Adding fuel to Bitcoin’s rally, top hedge funds are now shorting equities and redirecting that capital into BTC. As noted by trader S. Joseph Burns, there’s growing evidence that institutional players are leaning heavily into Bitcoin as a macro hedge.
Key Levels to Watch: Is $150K a Realistic Target?
With bullish momentum building, traders are watching two levels closely. First is $110,000 — a key psychological and technical resistance. A convincing break above this zone, supported by a volume push above $50 billion, could pave the way for BTC to test $125K and potentially $150K in Q3 2025.
On the downside, $105,000 is the critical support. If Bitcoin loses this level, the next stop could be $100,000 — but strong on-chain accumulation data suggests buyers are likely to step in aggressively before that happens.

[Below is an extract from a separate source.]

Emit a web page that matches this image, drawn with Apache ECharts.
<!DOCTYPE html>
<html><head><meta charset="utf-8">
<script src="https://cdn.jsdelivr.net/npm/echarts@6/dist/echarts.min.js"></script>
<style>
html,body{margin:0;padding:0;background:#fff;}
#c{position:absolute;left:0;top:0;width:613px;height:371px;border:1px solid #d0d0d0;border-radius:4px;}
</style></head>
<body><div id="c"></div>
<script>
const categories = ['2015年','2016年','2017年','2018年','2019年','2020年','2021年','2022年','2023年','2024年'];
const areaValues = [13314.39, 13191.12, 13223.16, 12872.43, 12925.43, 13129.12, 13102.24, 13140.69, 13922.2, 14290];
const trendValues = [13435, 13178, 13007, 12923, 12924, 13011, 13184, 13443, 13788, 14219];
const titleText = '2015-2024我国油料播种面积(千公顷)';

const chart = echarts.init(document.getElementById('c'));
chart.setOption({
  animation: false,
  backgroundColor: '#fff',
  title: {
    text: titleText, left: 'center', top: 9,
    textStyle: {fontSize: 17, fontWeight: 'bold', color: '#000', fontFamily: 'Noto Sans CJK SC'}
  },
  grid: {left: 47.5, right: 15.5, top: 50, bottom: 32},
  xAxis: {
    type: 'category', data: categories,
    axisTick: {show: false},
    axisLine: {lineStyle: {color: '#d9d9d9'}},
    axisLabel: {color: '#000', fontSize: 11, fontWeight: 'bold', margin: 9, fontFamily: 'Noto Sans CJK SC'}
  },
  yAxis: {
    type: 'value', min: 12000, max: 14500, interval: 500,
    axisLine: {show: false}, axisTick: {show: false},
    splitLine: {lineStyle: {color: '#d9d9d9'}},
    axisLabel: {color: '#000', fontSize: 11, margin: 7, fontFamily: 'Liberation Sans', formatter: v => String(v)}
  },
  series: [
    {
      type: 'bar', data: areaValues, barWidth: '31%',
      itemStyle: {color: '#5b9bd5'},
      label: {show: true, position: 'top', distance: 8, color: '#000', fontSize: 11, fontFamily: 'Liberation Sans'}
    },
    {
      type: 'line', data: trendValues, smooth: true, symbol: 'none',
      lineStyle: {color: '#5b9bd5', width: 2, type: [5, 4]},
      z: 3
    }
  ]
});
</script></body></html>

Technical Indicators Align in Bitcoin’s Favor
From a charting perspective, the setup looks strong. A golden cross has formed between the 5-day and 13-day simple moving averages — often considered a reliable bullish signal. BTC has also continued to trade well above key short-term SMAs: the 5-SMA at $105,767, 8-SMA at $104,946, and 13-SMA at $104,489. These indicators form a rising channel, suggesting the uptrend remains intact.
Volume has normalized since early May, but net positive flows and a bullish daily candle with a long upper wick suggest the market isn’t done climbing just yet. As long as BTC holds above the 13-SMA, bulls remain in control. A breakout above $109,845 could clear the path toward $112,000 and beyond.
Final Thoughts: A Perfect Storm for Bitcoin?
Between capital rotating out of gold and equities, increasing institutional buy-in, and state-level endorsements like Texas’s Bitcoin reserve bill, this rally is more than just hype. It’s underpinned by shifting macroeconomic currents and a growing recognition of Bitcoin as a strategic asset.
If these trends continue — and the Federal Reserve responds to economic weakness with rate cuts — the stars could align for a push toward $150,000 in the months ahead.
The question now is simple: will Bitcoin seize the moment?